By its nature this is a work of synthesis, and specialists should have little difficulty identifying - and perhaps occasionally quarrelling with - specific traditions of interpretation on which B. draws. It is also an intentionally personal synthesis; B. himself describes it as both handbook and essay. The book touches only briefly on some issues, such as the construction of the canon, that presumably receive more extensive treatment in other volumes of the series. B.s declared perspective is primarily (though not exclusively) Eurocentric and, of course, Roman Catholic. His survey of Eastern Christianity accordingly pays special attention to the Uniate churches, and while his review of Protestantism includes a fine sketch of the twentieth century ecumenical movement, he shows less interest in such global phenomena as Pentecostalism than their size and influence might otherwise warrant.

More broadly, the substance of B.s historical survey could be seen as an argument by example for his understanding of church history as a discipline. On the sometimes vexed question of whether church history should properly be considered a preserve of theology or of history, a question raised perhaps most insistently among practitioners of recent church history, he predictably argues for the claims of a theological standpoint. He insists as well, however, on the need for unfettered research and critical analysis - tout comprendre, ce n'est pas tout pardonner- and endorses a (suitably cautious) use of methods and findings from the newer social and cultural history, e. g. the history of mentalities. For church historians, he suggests, theological and historical dimensions of the discipline will always be complementary - "getrennt, was das Vorgehen und die Methode betrifft, aber zusammengefügt im Verständnis" (13). The challenge is to perceive and make due allowance for a "coefficient of transcendence" (Paul VI) without falling prey to simplistic providentialism.
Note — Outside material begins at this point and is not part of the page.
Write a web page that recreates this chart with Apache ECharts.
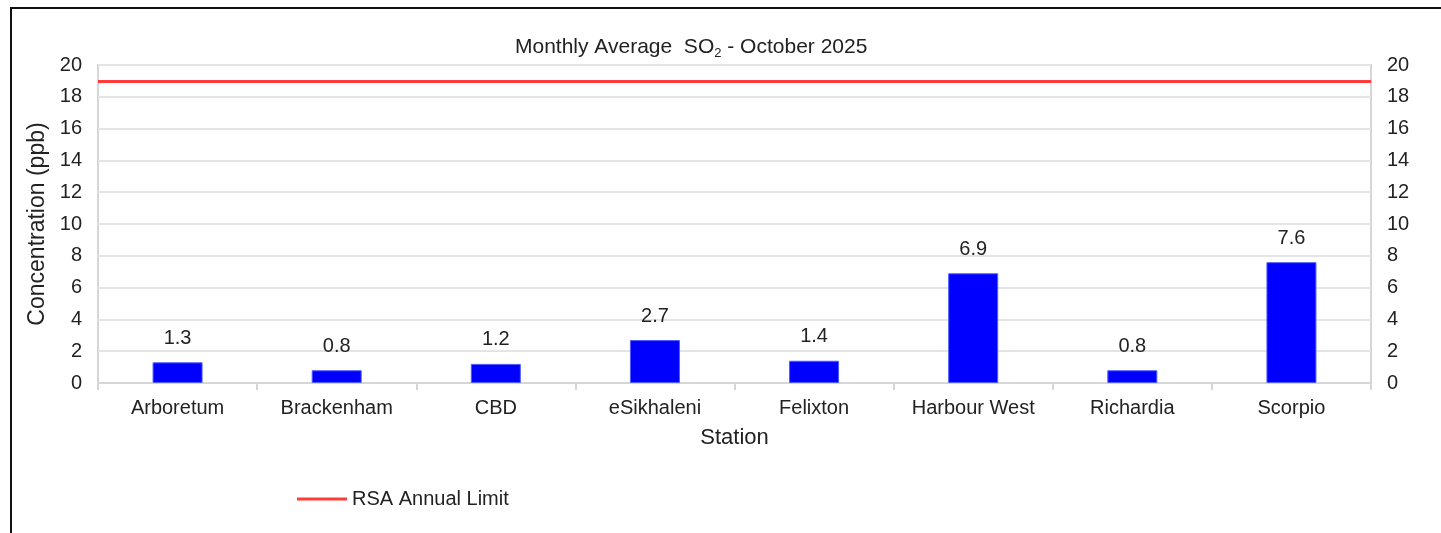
<!DOCTYPE html>
<html>
<head>
<meta charset="utf-8">
<script src="https://cdn.jsdelivr.net/npm/echarts@6/dist/echarts.min.js"></script>
<style>
  html, body { margin: 0; padding: 0; background: #fff; }
  #chart_1 { width: 1441px; height: 533px; }
</style>
</head>
<body>
<div id="chart_1"></div>
<script>
var stations = ['Arboretum', 'Brackenham', 'CBD', 'eSikhaleni', 'Felixton', 'Harbour West', 'Richardia', 'Scorpio'];
var so2Values = [1.3, 0.8, 1.2, 2.7, 1.4, 6.9, 0.8, 7.6];
var annualLimit = 19;
var yTicks = { min: 0, max: 20, interval: 2 };

var myChart = echarts.init(document.getElementById('chart_1'));
var font = 'Liberation Sans, Arial, sans-serif';
var textColor = '#222';

var valueAxis = function (pos) {
    return {
        type: 'value',
        position: pos,
        min: yTicks.min,
        max: yTicks.max,
        interval: yTicks.interval,
        axisLine: { show: false },
        axisTick: { show: false },
        axisLabel: { color: textColor, fontSize: 20, fontFamily: font, margin: 16 },
        splitLine: { show: pos === 'left', lineStyle: { color: '#e4e4e4', width: 2 } }
    };
};

var left = valueAxis('left');
left.name = 'Concentration (ppb)';
left.nameLocation = 'middle';
left.nameGap = 47;
left.nameTextStyle = { color: textColor, fontSize: 23, fontFamily: font };

var option = {
    animation: false,
    title: {
        text: 'Monthly Average  SO{sub|2} - October 2025',
        left: 510,
        top: 30,
        textStyle: {
            color: textColor, fontSize: 21, fontWeight: 'normal', fontFamily: font,
            rich: { sub: { fontSize: 13, verticalAlign: 'bottom', padding: [12, 0, 0, 0], color: textColor, fontFamily: font } }
        }
    },
    legend: {
        left: 292,
        top: 484,
        itemWidth: 50,
        itemHeight: 3,
        itemGap: 4,
        icon: 'rect',
        data: ['RSA Annual Limit'],
        textStyle: { color: textColor, fontSize: 20, fontFamily: font, padding: [0, 0, 0, 0] }
    },
    grid: {
        left: 98, right: 70, top: 65, bottom: 150,
        show: true, borderColor: '#d6d6d6', borderWidth: 2
    },
    xAxis: {
        type: 'category',
        data: stations,
        name: 'Station',
        nameLocation: 'middle',
        nameGap: 44,
        nameTextStyle: { color: textColor, fontSize: 22, fontFamily: font },
        axisLine: { lineStyle: { color: '#d6d6d6', width: 2 } },
        axisTick: { show: true, interval: 0, length: 7, lineStyle: { color: '#d6d6d6', width: 2 } },
        axisLabel: { interval: 0, color: textColor, fontSize: 20, fontFamily: font, margin: 15 }
    },
    yAxis: [left, valueAxis('right')],
    series: [
        {
            name: 'SO2',
            type: 'bar',
            barWidth: 50,
            data: so2Values,
            itemStyle: { color: '#0000ff', borderColor: '#4d5cff', borderWidth: 1 },
            label: {
                show: true, position: 'top', distance: 14,
                color: textColor, fontSize: 20, fontFamily: font,
                formatter: function (p) { return p.value.toFixed(1); }
            }
        },
        {
            name: 'RSA Annual Limit',
            type: 'line',
            data: [],
            itemStyle: { color: '#ff3b3b' },
            lineStyle: { color: '#ff3b3b', width: 3 },
            markLine: {
                silent: true,
                symbol: 'none',
                label: { show: false },
                lineStyle: { color: '#ff3b3b', width: 3, type: 'solid' },
                data: [{ yAxis: annualLimit }]
            }
        }
    ],
    graphic: [{
        type: 'rect',
        shape: { x: 11, y: 8, width: 1440, height: 540 },
        style: { fill: 'none', stroke: '#111', lineWidth: 2 },
        z: 100
    }]
};

myChart.setOption(option);
window.addEventListener('resize', function () {
    myChart.resize();
});
</script>
</body>
</html>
B.s own approach draws on a long and varied tradition of theological reflection. It is more Christocentric than trinitarian, appealing to the Incarnation as the source from which both historical and theological understanding must ultimately flow. God's self-revelation in Jesus Christ belongs to, but is not exhausted by, historical time; the plan of salvation finds fulfillment in but not exclusively through history. Church history is not in itself a direct mediator or carrier of salvation, but rather "lediglich der bevorzugte Ort, an dem sich das Heilsgeheimnis abspielt" (23, quoting Irénée Dalmais). By positing grace as the vital leaven of history, it also bears witness to the inherent tension between flesh and spirit in human experience, and hence to the larger eschatological framework toward which church history necessarily points and within which church history, in all its senses, is necessarily situated.
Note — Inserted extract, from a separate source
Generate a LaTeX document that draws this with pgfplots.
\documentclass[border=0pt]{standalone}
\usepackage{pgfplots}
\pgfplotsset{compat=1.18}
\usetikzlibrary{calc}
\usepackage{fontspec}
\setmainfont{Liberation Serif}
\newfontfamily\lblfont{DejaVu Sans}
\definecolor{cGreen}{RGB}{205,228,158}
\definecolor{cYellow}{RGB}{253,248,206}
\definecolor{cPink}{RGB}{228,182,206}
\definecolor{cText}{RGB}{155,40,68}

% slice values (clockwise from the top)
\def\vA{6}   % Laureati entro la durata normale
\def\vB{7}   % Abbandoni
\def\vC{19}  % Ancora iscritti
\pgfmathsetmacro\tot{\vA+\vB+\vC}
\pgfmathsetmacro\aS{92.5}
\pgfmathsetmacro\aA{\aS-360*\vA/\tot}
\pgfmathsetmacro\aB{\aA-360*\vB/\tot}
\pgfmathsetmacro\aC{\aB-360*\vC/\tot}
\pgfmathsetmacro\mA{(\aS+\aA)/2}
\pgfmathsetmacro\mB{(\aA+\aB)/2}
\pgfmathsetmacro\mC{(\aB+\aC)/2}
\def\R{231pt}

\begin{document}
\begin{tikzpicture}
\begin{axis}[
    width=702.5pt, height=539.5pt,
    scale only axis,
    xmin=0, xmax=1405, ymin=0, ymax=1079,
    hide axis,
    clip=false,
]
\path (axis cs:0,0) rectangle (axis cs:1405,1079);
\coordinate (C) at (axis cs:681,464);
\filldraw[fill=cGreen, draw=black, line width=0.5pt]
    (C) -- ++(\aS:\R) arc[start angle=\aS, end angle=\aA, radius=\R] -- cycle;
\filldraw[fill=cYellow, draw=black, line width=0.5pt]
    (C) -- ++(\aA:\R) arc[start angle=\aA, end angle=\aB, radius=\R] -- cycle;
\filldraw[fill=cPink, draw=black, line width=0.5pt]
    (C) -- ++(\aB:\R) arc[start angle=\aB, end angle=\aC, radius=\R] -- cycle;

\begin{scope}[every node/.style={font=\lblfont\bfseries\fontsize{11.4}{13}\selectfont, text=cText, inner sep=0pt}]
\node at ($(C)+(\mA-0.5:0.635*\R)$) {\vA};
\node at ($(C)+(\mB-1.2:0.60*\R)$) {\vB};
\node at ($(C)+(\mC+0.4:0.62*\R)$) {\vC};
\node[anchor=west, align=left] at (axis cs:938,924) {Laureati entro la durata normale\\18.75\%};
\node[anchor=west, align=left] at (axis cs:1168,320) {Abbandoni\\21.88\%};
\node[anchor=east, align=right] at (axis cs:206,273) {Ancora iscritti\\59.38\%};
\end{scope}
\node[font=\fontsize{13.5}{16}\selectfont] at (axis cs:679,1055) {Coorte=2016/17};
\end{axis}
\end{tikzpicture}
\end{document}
This implicitly sacramentalist conception of church history expresses itself in the general tone of B.s work as much as in specific details of interpretation, though it can be readily detected in the dialectic of challenge and renewal that permeates his entire account. It is tempting for a non-Catholic reader to suggest that B.s "essay" would be even richer had he chosen to test his theological perspective by integrating other expressions of Christianity more fully into that account; to some extent the book's title arguably raises as many questions as it answers. But this, of course, would be to tax the author for failing to produce a book he never intended to write. Within his chosen limits he has provided a valuable and often winsome introduction to the shape of the Christian tradition as seen through the history of its largest and most prominent institution.